Mopping up after last month's hail storm has highlighted super efficiency, hard work and dedication from UWA staff, students and supporters.
Within minutes of the hail pelting the Crawley Campus, Hugh McCaffrey was on the phone to the University's contractors, lining them up for repair work the following morning.
Soon afterwards, he left to pick up his daughter from the child care on Parkway.
"Hey you were quick!" said the staff there, assuming Mr McCaffrey, Manager of Building Services, had been sent to help them.
"So I spent more than an hour baling out water, then, just as I was finishing, I was called back to work.
"By 9.30 I decided we'd done all we could to make everything as safe as possible, so I again left for home."
When he finally arrived there, Mr McCaffrey found two broken skylights.
After securing them, he went to bed and lay awake wondering what to do about the windows in Winthrop Hall.
He came up with the idea of the Perspex sandwich, was back at work by 6am the next day and by 10am, the cherry picker, the scaffolding and the perspex sheets had arrived and the job of securing and cleaning up Winthrop Hall was under way.
Mr McCaffrey's is just one of many stories of staff who went beyond the call of duty to help the University recover from last month's storm damage and swing back into action.
The 3mm cathedral glass in eight colours for Winthrop Hall has been sourced in Melbourne and a contractor in Perth found to repair the windows, subject to Heritage Council approval.
Thousands of books have been lost from the Education, Architecture and Fine Art Library but acting University Librarian Margaret Jones said library staff had done a tremendous job in salvaging and repairing thousands more.
"The day after the storm, we started saving the high risk collection, packing them in boxes and hauling them up the stairs from the basement library," Ms Jones said. "Then the contractors arrived with a crane, quickly packed books into cages and lifted them into trucks to bring them over to the Reid Library.
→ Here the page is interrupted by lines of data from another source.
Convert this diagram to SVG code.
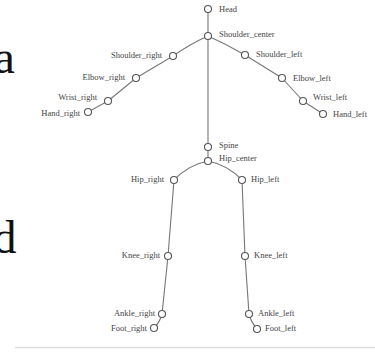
<svg xmlns="http://www.w3.org/2000/svg" width="375" height="353" viewBox="0 0 375 353">
<style>
.e{stroke:#777;stroke-width:1.1;fill:none}
.n circle{fill:#fff;stroke:#555;stroke-width:1.1}
.n text{font-family:"Liberation Serif",serif;font-size:8.5px;fill:#444}
.r text{text-anchor:end}
.big{font-family:"Liberation Serif",serif;font-size:47px;fill:#111}
</style>
<rect width="375" height="353" fill="#fff"/>
<text class="big" x="-6" y="73">a</text>
<text class="big" x="-7" y="253">d</text>
<line x1="15" y1="347.5" x2="375" y2="347.5" stroke="#ddd" stroke-width="1.5"/>
<g id="connectors">
<line class="e" x1="208" y1="9" x2="208" y2="36"/>
<line class="e" x1="208" y1="36" x2="208" y2="147"/>
<path class="e" d="M208 36 Q226 44 245 55"/>
<line class="e" x1="245" y1="55" x2="282" y2="78"/>
<line class="e" x1="282" y1="78" x2="303" y2="101"/>
<line class="e" x1="303" y1="101" x2="323" y2="114"/>
<path class="e" d="M208 36 Q190 44 173 56"/>
<line class="e" x1="173" y1="56" x2="136" y2="78"/>
<line class="e" x1="136" y1="78" x2="108" y2="101"/>
<line class="e" x1="108" y1="101" x2="88" y2="112"/>
<line class="e" x1="208" y1="147" x2="208" y2="161"/>
<path class="e" d="M208 161 Q188 165 174 180"/>
<path class="e" d="M208 161 Q228 165 242 180"/>
<line class="e" x1="174" y1="180" x2="168" y2="256"/>
<line class="e" x1="168" y1="256" x2="162" y2="314"/>
<path class="e" d="M162 314 Q160 322 154 328"/>
<line class="e" x1="242" y1="180" x2="245" y2="256"/>
<line class="e" x1="245" y1="256" x2="249" y2="314"/>
<path class="e" d="M249 314 Q251 322 257 329"/>
</g>
<g id="Head" class="n"><circle cx="208" cy="9" r="3.5"/><text x="219" y="12">Head</text></g>
<g id="Shoulder_center" class="n"><circle cx="208" cy="36" r="3.5"/><text x="219" y="37">Shoulder_center</text></g>
<g id="Shoulder_left" class="n"><circle cx="245" cy="55" r="3.5"/><text x="256" y="57">Shoulder_left</text></g>
<g id="Elbow_left" class="n"><circle cx="282" cy="78" r="3.5"/><text x="293" y="81">Elbow_left</text></g>
<g id="Wrist_left" class="n"><circle cx="303" cy="101" r="3.5"/><text x="313" y="100">Wrist_left</text></g>
<g id="Hand_left" class="n"><circle cx="323" cy="114" r="3.5"/><text x="333" y="117">Hand_left</text></g>
<g id="Shoulder_right" class="n r"><circle cx="173" cy="56" r="3.5"/><text x="162" y="58">Shoulder_right</text></g>
<g id="Elbow_right" class="n r"><circle cx="136" cy="78" r="3.5"/><text x="125" y="80">Elbow_right</text></g>
<g id="Wrist_right" class="n r"><circle cx="108" cy="101" r="3.5"/><text x="97" y="100">Wrist_right</text></g>
<g id="Hand_right" class="n r"><circle cx="88" cy="112" r="3.5"/><text x="80" y="116">Hand_right</text></g>
<g id="Spine" class="n"><circle cx="208" cy="147" r="3.5"/><text x="219" y="148">Spine</text></g>
<g id="Hip_center" class="n"><circle cx="208" cy="161" r="3.5"/><text x="219" y="161">Hip_center</text></g>
<g id="Hip_right" class="n r"><circle cx="174" cy="180" r="3.5"/><text x="164" y="182">Hip_right</text></g>
<g id="Hip_left" class="n"><circle cx="242" cy="180" r="3.5"/><text x="251" y="182">Hip_left</text></g>
<g id="Knee_right" class="n r"><circle cx="168" cy="256" r="3.5"/><text x="160" y="258">Knee_right</text></g>
<g id="Knee_left" class="n"><circle cx="245" cy="256" r="3.5"/><text x="254" y="258">Knee_left</text></g>
<g id="Ankle_right" class="n r"><circle cx="162" cy="314" r="3.5"/><text x="155" y="316">Ankle_right</text></g>
<g id="Ankle_left" class="n"><circle cx="249" cy="314" r="3.5"/><text x="258" y="316">Ankle_left</text></g>
<g id="Foot_right" class="n r"><circle cx="154" cy="328" r="3.5"/><text x="147" y="331">Foot_right</text></g>
<g id="Foot_left" class="n"><circle cx="257" cy="329" r="3.5"/><text x="265" y="331">Foot_left</text></g>
</svg>
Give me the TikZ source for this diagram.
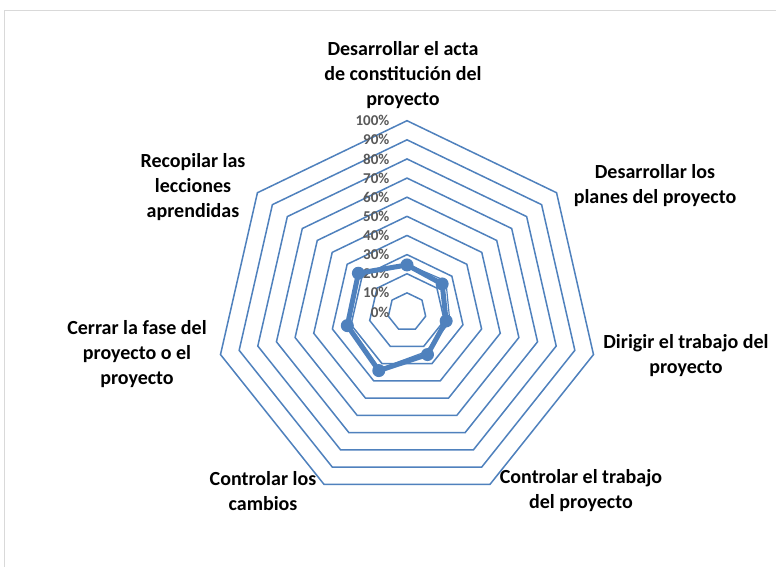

Keys Brothers did a fantastic job."
She said library staff had been able to unpack, sort and shelve more than 87,000 books in a space left by the map and Geology collections, which were moved at the end of last year into the new Science Library.
"We are now assessing exactly what's gone missing. Some will be irreplaceable, others we won't bother to replace, such as journals that are reliably available online. We have already placed orders for high-use collections."
FM plumber Derek Smith spent all night on the Tuesday after the storm manning the pump that was sucking the water out of the basement library. Then 80 cubic metres of sand was shovelled out. A wall may be built at the top of the slope to the library windows, to prevent water from Stirling Highway and Hampden Road from causing damage in the future.
Students in the Faculty of Natural and Agricultural Sciences lost up to a year's work when half of the glasshouses were smashed by hail. More than half the post-graduate students in Plant Biology are international students.
Alan Luks, School Manager, Plant Biology said his School, like the rest of the University, was doing everything it could to ensure that students were supported throughout the repair process to minimise the impact on them.
"Based on our previous experiences it is likely that insurance will cover financial losses (fees, stipends/living allowances).
We also appreciate that this may come as cold comfort to some who have lost 12 months work and are many miles from home and their family support network," he said.
Most of the initial clean-up in the glasshouses was completed by Easter.
"We have lost about 55 per cent of our Plant Growth Facilities and are working on short term temporary fixes, with some glass houses operational under rigid safety conditions. Some should be operational with a temporary cladding in six to eight weeks ahead of permanent repairs.
"Unfortunately these may not be completed for the 2010 growing season, which will put much of our research back 12 months but we are working very hard to avoid this. We are using a plot in the Taxonomic garden for class materials so undergraduate units are not too adversely affected.
"FM and the Insurance office have been extremely helpful. And our Plant Growth Facilities team, Rob Creasy, Steve Mole and Bill Piasini, have worked non-stop to minimise the impact on our students and staff."
The Faculty Office for Medicine, Dentistry and Health Sciences is now relocated in four different locations and the Dean's office is in CTEC, following damage to their building at QEII. Faculty Manager Sue Henshall said it was unlikely the building would be habitable until much later in the year.
"It has been a difficult couple of weeks and I wouldn't say we are fully functioning yet. What could be retrieved from our flooded offices is largely still in boxes and we lost a lot of papers when the ceiling collapsed and water poured into the first floor and flowed down the walls and the staircase to the ground floor," she said.
"The staff have been marvellous, working long hours and maintaining good spirits, despite the fact that many had very damaged cars and some had damage to their homes. Operationally it is going to be tricky for some time to come as we are now four groups working at some distance rather than a cohesive Faculty Office."
Ms Henshall said there had been talk of the building being demolished but now it was likely it would be repaired. "The other University buildings on the QEII campus had some flooding but are back to normal operation as far as I'm aware," she said.